The end of free

Rupert Murdoch’s media empire News Corp reported a huge financial loss ($3.4bn). Naturally this cannot go un-commented so in today’s Guardian Murdoch is quoted as saying that quality journalism* is not cheap and the era of a free-for-all in online news was over.

So what to do? Well Murdoch’s response is to start charging for online news:

“The digital revolution has opened many new and inexpensive distribution channels but it has not made content free. We intend to charge for all our news websites.”

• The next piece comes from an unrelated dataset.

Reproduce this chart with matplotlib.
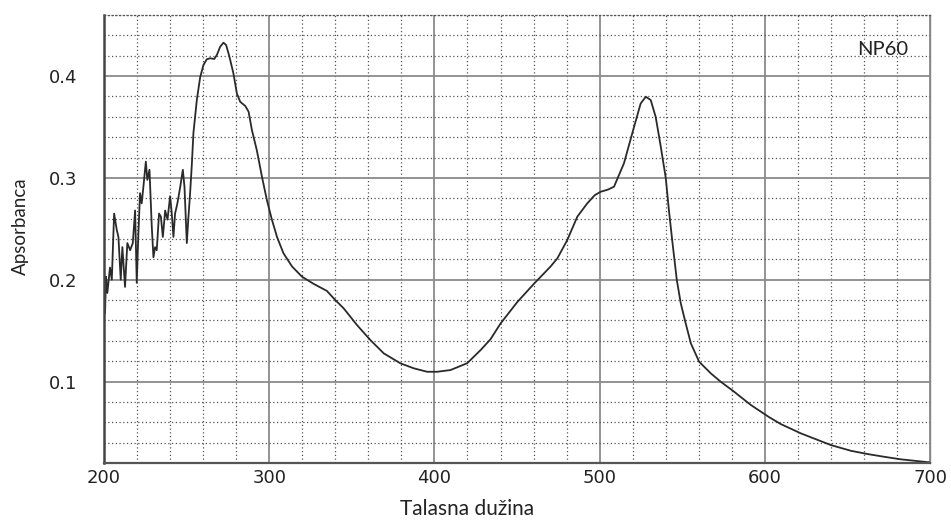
import matplotlib
matplotlib.use("Agg")
import matplotlib.pyplot as plt
from matplotlib.ticker import MultipleLocator

# Absorption spectrum (wavelength in nm, absorbance)
wavelength = [
    200.6, 201.2, 202.0, 203.6, 204.7, 206.1, 207.7, 208.7, 210.1, 211.1,
    212.7, 214.1, 215.8, 217.4, 218.8, 219.8, 220.8, 221.8, 222.8, 223.8,
    225.3, 226.2, 227.5, 228.9, 229.9, 230.9, 231.9, 233.3, 234.4, 235.6,
    237.0, 238.4, 240.0, 241.0, 242.0, 243.0, 244.4, 246.1, 247.7, 248.7,
    250.1, 251.1, 252.1, 253.2, 254.1, 256.2, 258.2, 260.2, 262.2, 264.2,
    266.7, 268.3, 270.3, 272.3, 273.9, 275.9, 278.3, 280.4, 282.4, 285.5,
    287.5, 289.5, 292.5, 295.6, 298.6, 301.6, 304.7, 308.6, 313.8, 319.8,
    326.8, 334.9, 340.0, 345.0, 353.1, 361.2, 369.3, 379.4, 387.5, 395.6,
    401.6, 409.7, 419.8, 428.0, 433.9, 440.0, 450.1, 460.2, 470.3, 474.4,
    480.4, 486.5, 492.5, 497.0, 500.6, 505.0, 508.7, 514.7, 520.8, 524.8,
    527.9, 530.9, 533.9, 537.0, 540.0, 542.0, 544.1, 546.7, 549.1, 552.1,
    555.2, 560.2, 567.3, 573.3, 581.4, 591.5, 602.6, 609.7, 621.8, 640.0,
    652.1, 662.2, 672.3, 682.4, 700.0,
]
absorbance = [
    0.167, 0.203, 0.187, 0.212, 0.200, 0.265, 0.249, 0.242, 0.200, 0.232,
    0.193, 0.236, 0.229, 0.236, 0.268, 0.197, 0.246, 0.285, 0.275, 0.291,
    0.316, 0.298, 0.308, 0.252, 0.222, 0.232, 0.229, 0.265, 0.262, 0.242,
    0.268, 0.259, 0.282, 0.265, 0.242, 0.265, 0.275, 0.291, 0.308, 0.291,
    0.236, 0.262, 0.285, 0.315, 0.344, 0.377, 0.399, 0.411, 0.4165, 0.4175,
    0.4168, 0.4207, 0.4289, 0.4328, 0.4305, 0.419, 0.4027, 0.383, 0.3748, 0.3706,
    0.365, 0.347, 0.327, 0.301, 0.278, 0.259, 0.242, 0.226, 0.213, 0.203,
    0.196, 0.189, 0.180, 0.172, 0.1555, 0.1408, 0.1277, 0.1179, 0.113, 0.1096,
    0.1096, 0.1113, 0.118, 0.131, 0.1415, 0.157, 0.178, 0.196, 0.213, 0.221,
    0.239, 0.262, 0.275, 0.283, 0.2864, 0.2885, 0.2914, 0.3143, 0.350, 0.373,
    0.3797, 0.3765, 0.360, 0.3306, 0.300, 0.267, 0.236, 0.1997, 0.1768, 0.157,
    0.1375, 0.1195, 0.108, 0.0998, 0.090, 0.077, 0.065, 0.0582, 0.0491, 0.0376,
    0.0320, 0.0288, 0.0261, 0.0236, 0.0206,
]

x_ticks = [200, 300, 400, 500, 600, 700]
y_ticks = [0.1, 0.2, 0.3, 0.4]
sample_label = "NP60"
x_title = "Talasna dužina"
y_title = "Apsorbanca"

fig = plt.figure(figsize=(9.51, 5.22), dpi=100)
ax = fig.add_axes([0.1094, 0.1130, 0.8686, 0.8583])

ax.set_xlim(200, 700)
ax.set_ylim(0.02, 0.46)

# chart-paper style grid: solid majors, dotted minors
ax.xaxis.set_major_locator(MultipleLocator(100))
ax.xaxis.set_minor_locator(MultipleLocator(20))
ax.yaxis.set_major_locator(MultipleLocator(0.1))
ax.yaxis.set_minor_locator(MultipleLocator(0.02))
ax.grid(which="minor", color="#555555", linestyle=(0, (1, 2)), linewidth=0.9)
ax.grid(which="major", color="#8a8a8a", linestyle="-", linewidth=1.3)
ax.set_axisbelow(True)

ax.plot(wavelength, absorbance, color="#2a2a2a", linewidth=1.3)

ax.set_xticks(x_ticks)
ax.set_xticklabels([str(v) for v in x_ticks])
ax.set_yticks(y_ticks)
ax.set_yticklabels([f"{v:.1f}" for v in y_ticks])
ax.tick_params(which="both", length=0)
ax.tick_params(axis="x", pad=4, labelsize=13, colors="#222222")
ax.tick_params(axis="y", pad=19, labelsize=13, colors="#222222")
for lab in ax.get_xticklabels() + ax.get_yticklabels():
    lab.set_fontfamily("DejaVu Sans")

ax.spines["left"].set_color("#444444")
ax.spines["left"].set_linewidth(1.8)
ax.spines["bottom"].set_color("#555555")
ax.spines["bottom"].set_linewidth(1.6)
ax.spines["right"].set_color("#888888")
ax.spines["right"].set_linewidth(1.0)
ax.spines["top"].set_color("#555555")
ax.spines["top"].set_linestyle((0, (1, 2)))
ax.spines["top"].set_linewidth(0.9)

ax.text(0.973, 0.922, sample_label, transform=ax.transAxes, ha="right", va="center",
        fontsize=14.5, family="Lato", color="#222222")

fig.text(0.022, 0.567, y_title, rotation=90, ha="center", va="center",
         fontsize=13.5, family="Lato", color="#222222")
fig.text(0.491, 0.025, x_title, ha="center", va="center",
         fontsize=15, family="Lato", color="#222222")

fig.savefig("out.png", dpi=100, facecolor="white")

There may have been a time in history when newspapers could have gone the way of pay-per-view but today the free has spread. One of the reasons for the increasing losses in the print industry is not the traditional web but rather the growth of user-produced content (web2.0). Even if many of these user-producers leech of print media (as does this article since it is a reaction of what I read in the Guardian) it would be very difficult to lock down the news.

The news (whatever that term means) is spread in a number of different sources. Official, unofficial, personal, impersonal, gossip, fact, free, costly etc. But few news sources are so powerful that they can be enclosed and charge money for their content when they once have been provided for free. A pre-internet truth has always been: Any news source can be adequately filled by other news sources. The internet aggravates this by provided a seemingly infinite amount of news sources.

Even though the newspaper business is struggling with their adaption to new technology, charging readers to read their material online will fail. Any attempt by a newspaper to end free will only result in the end of that newspaper. For better or worse – free is here to stay.

* Cannot resist reminding people that “quality journalism” provided by News Corp includes trashy tabloids like The Sun and News of the World as well as quality like The Times and Wall Street Journal.